Ne m’en voulez pas si nous perdons la vie
J’ai beaucoup d’amis ici qui veulent partir, qui travaillent pour des ONG françaises ou qui ont des enfants en France. Ils m’ont demandé de voir si le consulat français pouvait les faire sortir. J’ai aussi des amis qui m’ont relayé les déclarations de ceux qui ont été évacués par la France, disant : « J’aime ma patrie, mais je ne voulais pas perdre ma famille. »
Moi non plus, je ne veux pas perdre ma famille. Je ne juge personne. Moi aussi, je veux que ma famille ait une bonne vie, une belle vie. Mais c’est ma façon de résister. Si nous faisons partie des survivants de ce génocide, j’ai envie que Walid, Ramzi et Sabah soient fiers de moi. J’espère qu’elle continuera à approuver cette décision, et qu’un jour, les enfants comprendront pourquoi leur papa a fait ce choix : pour qu’une petite plume de Gaza, une petite voix de Gaza, puisse faire quelque chose pour la Palestine.

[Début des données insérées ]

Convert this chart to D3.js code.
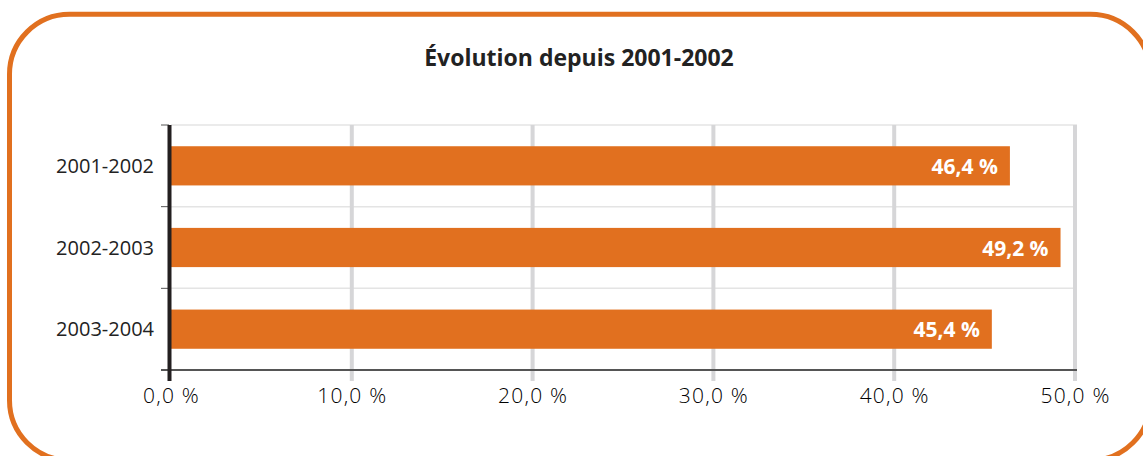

Un jour, quand tout s’arrêtera, j’espère que je pourrais emmener ma famille en France — Sabah, Ramzi, Walid et les enfants de Sabah, que je considère comme mes propres enfants. J’espère que nous pourrons changer un peu d’air, que nous retrouverons tous nos amis qui espèrent nous voir sains et saufs, que je retrouverais mon deuxième pays, la France. Et qu’on tournera la page de ce génocide.
Ne m’en voulez pas si nous perdons la vie, si un jour nous figurons parmi les victimes de ce génocide, si nous partons reposer en paix. Je ne veux pas que mes amis, qui sont très chers pour moi, m’en veuillent d’avoir décidé de rester à Gaza. C’est une décision difficile, de vie ou de mort. Mais, parfois, la dignité vaut beaucoup plus que la vie. J’espère que tout le monde me comprendra, que nous survivions ou non. Mais j’espère que nous allons tous nous retrouver, tourner cette page et en ouvrir une nouvelle ; une page de joie, de courage et surtout de dignité.